Copy all lines in which the word "code" can be found.

-------- RECORD EXCERPTS --------

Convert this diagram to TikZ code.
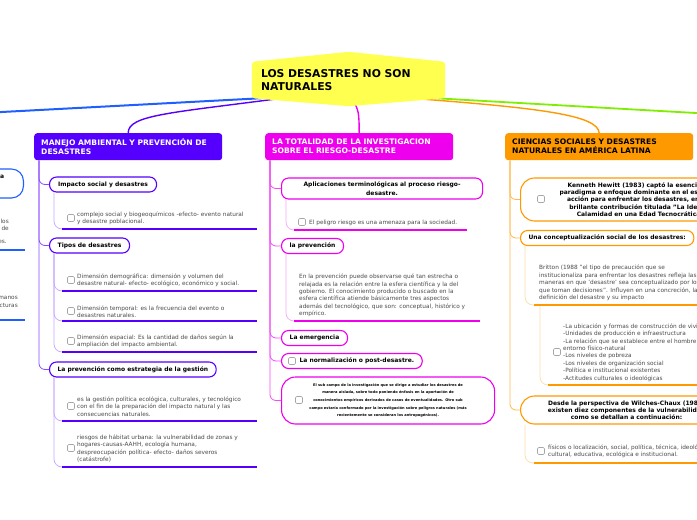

--------
-------- RECORD EXCERPTS --------

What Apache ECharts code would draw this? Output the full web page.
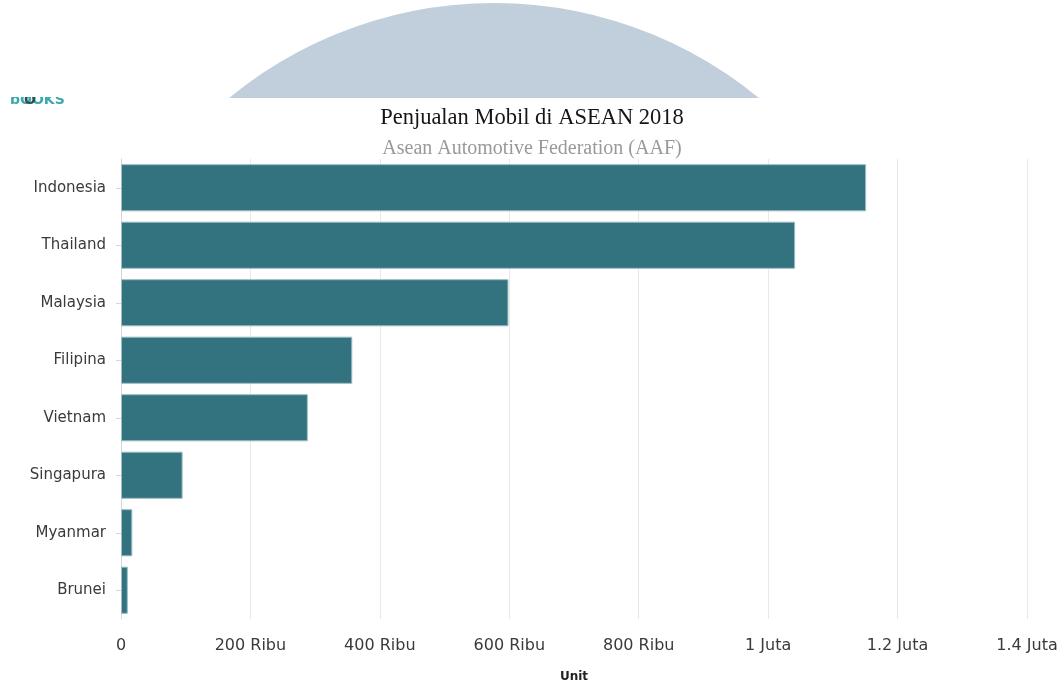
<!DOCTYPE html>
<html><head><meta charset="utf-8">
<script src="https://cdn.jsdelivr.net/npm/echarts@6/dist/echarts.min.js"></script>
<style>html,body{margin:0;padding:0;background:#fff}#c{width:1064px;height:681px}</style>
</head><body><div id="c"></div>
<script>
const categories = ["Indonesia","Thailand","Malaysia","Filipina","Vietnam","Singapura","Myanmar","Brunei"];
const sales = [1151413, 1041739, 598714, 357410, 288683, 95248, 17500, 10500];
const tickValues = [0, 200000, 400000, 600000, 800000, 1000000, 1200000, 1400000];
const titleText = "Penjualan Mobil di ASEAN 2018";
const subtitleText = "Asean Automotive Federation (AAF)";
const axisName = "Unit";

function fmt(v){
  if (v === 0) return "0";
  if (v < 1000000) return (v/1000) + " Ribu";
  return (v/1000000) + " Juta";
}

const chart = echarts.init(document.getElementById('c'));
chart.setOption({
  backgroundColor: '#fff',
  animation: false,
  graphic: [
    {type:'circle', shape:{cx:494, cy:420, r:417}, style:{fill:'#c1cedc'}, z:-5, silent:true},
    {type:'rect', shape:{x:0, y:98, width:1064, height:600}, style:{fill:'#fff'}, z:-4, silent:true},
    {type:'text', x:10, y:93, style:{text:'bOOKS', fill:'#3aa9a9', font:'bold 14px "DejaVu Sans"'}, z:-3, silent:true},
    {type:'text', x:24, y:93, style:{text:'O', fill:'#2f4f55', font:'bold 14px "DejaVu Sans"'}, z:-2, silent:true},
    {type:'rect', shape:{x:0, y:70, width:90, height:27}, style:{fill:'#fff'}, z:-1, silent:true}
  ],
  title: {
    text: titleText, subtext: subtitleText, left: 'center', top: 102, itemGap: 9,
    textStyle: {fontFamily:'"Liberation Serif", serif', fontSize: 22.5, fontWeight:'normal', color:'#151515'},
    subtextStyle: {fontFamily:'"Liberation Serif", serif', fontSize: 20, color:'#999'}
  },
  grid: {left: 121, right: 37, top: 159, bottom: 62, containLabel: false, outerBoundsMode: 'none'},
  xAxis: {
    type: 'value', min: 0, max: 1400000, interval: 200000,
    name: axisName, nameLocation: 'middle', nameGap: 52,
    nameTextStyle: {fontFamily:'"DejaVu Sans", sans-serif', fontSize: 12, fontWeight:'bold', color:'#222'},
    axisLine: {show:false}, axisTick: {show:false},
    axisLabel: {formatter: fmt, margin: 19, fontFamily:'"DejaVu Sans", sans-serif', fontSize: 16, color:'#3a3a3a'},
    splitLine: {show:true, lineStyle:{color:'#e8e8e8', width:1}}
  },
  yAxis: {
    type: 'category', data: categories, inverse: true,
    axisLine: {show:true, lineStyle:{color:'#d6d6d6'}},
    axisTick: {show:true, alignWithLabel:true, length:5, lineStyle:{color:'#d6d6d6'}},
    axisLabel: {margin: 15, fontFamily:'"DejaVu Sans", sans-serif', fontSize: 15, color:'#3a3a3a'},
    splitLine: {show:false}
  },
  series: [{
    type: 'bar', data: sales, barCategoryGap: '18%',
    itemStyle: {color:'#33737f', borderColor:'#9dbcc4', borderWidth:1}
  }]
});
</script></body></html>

--------
-------- RECORD EXCERPTS --------

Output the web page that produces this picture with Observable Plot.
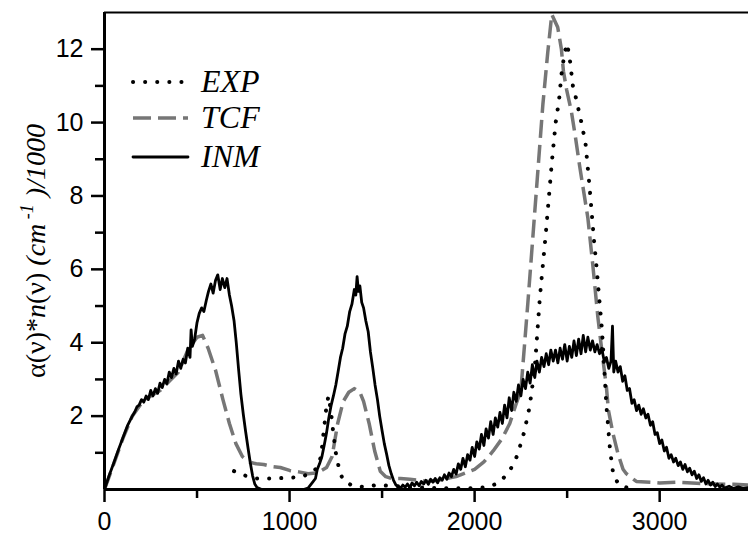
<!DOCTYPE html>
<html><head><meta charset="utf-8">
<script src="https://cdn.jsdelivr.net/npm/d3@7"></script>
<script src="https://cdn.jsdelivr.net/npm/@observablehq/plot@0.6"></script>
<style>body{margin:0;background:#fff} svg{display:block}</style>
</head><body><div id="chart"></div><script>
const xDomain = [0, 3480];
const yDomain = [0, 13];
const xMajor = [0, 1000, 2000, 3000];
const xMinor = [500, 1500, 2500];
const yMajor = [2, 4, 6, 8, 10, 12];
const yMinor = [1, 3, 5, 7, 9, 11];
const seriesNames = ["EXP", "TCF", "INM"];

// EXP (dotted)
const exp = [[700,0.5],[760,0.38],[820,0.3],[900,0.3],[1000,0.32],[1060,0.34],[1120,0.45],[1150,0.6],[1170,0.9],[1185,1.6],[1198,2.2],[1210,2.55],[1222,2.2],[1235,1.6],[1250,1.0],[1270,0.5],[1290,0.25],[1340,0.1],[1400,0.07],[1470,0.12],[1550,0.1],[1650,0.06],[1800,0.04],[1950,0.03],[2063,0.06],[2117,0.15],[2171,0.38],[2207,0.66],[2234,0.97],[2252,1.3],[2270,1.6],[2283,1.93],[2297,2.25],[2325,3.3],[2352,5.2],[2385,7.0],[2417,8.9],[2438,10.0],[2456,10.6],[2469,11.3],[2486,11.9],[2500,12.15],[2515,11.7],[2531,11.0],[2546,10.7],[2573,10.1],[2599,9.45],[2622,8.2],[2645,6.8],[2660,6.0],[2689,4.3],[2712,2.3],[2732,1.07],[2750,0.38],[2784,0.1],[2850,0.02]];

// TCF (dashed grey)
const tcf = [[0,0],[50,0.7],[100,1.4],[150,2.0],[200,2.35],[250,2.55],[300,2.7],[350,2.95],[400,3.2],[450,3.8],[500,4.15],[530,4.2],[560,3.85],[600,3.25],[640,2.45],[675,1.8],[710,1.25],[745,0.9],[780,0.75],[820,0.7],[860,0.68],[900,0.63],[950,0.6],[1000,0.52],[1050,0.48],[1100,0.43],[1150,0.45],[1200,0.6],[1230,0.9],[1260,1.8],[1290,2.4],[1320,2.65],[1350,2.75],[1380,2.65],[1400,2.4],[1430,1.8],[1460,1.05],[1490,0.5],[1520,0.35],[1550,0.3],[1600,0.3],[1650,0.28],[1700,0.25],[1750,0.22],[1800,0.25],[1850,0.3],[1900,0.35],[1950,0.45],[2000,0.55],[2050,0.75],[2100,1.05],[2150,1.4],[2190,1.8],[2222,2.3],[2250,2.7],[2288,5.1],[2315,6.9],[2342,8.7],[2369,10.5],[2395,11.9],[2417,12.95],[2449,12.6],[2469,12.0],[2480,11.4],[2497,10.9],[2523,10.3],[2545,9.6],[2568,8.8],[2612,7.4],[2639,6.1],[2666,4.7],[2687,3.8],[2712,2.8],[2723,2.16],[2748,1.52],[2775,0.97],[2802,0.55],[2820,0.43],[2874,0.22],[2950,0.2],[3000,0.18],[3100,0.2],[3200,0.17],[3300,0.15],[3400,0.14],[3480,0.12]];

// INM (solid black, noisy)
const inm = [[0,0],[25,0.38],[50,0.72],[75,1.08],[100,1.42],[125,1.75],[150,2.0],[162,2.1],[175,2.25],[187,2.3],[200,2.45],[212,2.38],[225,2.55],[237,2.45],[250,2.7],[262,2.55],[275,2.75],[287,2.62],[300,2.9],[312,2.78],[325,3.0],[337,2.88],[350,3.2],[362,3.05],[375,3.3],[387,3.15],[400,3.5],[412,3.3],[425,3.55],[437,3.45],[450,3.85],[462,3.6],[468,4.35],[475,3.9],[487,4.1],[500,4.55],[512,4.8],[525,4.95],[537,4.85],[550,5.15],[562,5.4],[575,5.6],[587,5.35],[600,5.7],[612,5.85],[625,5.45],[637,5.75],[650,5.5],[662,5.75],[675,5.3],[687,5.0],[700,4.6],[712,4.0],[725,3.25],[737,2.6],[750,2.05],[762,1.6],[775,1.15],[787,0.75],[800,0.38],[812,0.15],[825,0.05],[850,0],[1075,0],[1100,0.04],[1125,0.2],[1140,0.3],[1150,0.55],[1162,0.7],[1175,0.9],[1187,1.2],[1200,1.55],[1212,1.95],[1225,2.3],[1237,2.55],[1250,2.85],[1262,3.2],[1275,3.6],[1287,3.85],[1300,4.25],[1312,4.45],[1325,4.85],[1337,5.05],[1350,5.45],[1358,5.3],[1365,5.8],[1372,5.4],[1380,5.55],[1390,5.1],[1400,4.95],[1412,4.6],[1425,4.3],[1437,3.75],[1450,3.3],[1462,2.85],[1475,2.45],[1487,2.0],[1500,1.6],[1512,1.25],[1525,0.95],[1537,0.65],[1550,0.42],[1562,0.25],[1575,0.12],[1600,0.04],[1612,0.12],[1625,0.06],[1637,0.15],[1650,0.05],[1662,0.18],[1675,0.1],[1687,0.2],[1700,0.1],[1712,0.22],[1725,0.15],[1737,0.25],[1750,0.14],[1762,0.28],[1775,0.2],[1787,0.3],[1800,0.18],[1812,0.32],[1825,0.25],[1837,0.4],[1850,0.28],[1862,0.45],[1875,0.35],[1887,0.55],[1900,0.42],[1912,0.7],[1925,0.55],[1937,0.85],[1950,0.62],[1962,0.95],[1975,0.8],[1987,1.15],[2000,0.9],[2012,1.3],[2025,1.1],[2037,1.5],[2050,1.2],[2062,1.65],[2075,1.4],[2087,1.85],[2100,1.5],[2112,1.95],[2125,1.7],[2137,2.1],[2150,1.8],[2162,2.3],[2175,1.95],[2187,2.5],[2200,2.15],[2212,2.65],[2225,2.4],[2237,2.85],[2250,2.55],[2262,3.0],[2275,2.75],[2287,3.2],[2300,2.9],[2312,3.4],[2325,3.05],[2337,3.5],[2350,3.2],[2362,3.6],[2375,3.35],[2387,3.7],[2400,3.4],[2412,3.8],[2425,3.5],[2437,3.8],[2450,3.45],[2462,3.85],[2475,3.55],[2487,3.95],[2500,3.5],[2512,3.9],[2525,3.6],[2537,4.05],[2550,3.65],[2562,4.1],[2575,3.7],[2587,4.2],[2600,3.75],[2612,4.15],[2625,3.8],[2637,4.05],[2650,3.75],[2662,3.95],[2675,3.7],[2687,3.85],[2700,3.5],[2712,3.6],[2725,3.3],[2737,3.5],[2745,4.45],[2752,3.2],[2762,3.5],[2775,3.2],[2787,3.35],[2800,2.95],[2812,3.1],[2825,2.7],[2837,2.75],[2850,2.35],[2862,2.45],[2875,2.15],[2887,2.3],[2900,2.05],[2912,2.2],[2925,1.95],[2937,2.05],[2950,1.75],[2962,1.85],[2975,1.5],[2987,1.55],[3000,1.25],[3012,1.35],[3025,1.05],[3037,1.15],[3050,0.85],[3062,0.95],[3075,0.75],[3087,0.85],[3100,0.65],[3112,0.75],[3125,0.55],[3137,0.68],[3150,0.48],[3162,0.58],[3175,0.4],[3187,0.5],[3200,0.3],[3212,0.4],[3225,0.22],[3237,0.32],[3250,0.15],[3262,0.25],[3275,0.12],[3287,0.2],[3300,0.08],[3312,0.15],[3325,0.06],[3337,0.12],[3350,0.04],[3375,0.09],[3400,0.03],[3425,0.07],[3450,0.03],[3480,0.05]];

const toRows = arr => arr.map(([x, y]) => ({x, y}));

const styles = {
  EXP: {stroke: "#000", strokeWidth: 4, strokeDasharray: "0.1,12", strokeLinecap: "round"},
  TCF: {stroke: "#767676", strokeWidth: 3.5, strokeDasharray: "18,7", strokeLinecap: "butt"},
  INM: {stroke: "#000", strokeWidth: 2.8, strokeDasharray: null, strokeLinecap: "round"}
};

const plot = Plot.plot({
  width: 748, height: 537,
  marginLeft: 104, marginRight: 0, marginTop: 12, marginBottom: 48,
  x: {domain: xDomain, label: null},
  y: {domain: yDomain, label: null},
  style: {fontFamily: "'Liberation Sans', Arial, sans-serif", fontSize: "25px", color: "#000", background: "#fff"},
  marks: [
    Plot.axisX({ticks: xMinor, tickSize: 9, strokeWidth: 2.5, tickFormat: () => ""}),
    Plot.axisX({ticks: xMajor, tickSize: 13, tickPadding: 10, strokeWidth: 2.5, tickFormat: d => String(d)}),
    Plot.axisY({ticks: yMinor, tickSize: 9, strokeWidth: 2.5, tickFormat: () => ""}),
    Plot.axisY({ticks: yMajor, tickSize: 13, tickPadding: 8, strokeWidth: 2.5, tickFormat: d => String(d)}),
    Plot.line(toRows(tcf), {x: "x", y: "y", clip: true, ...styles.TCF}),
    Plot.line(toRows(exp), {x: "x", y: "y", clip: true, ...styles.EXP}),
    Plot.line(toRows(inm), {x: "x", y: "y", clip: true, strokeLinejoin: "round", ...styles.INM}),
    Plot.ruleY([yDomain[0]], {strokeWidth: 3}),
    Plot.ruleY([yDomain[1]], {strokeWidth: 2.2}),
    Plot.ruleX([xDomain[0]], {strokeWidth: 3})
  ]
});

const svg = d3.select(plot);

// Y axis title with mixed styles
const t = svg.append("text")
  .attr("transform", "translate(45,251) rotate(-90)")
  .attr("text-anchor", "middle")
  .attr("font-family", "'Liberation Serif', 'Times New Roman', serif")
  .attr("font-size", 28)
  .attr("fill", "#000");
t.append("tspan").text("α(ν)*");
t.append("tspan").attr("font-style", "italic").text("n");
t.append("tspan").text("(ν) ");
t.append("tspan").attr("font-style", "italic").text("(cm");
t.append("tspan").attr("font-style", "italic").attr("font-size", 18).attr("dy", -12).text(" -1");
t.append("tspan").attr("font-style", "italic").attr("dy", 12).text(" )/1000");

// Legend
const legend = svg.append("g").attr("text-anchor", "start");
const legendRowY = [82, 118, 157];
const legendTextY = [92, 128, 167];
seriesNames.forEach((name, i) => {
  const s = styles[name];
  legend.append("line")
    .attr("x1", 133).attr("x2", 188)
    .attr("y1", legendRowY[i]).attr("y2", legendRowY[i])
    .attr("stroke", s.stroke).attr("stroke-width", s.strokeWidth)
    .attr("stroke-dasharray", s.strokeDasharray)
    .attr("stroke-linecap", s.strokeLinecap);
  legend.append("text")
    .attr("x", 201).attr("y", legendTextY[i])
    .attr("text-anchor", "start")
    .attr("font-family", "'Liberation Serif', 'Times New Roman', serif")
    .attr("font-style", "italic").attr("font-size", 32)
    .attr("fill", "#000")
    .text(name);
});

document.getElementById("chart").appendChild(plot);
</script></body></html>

--------

RESULT OF THE TASK
Convert this diagram to TikZ code.
What Apache ECharts code would draw this? Output the full web page.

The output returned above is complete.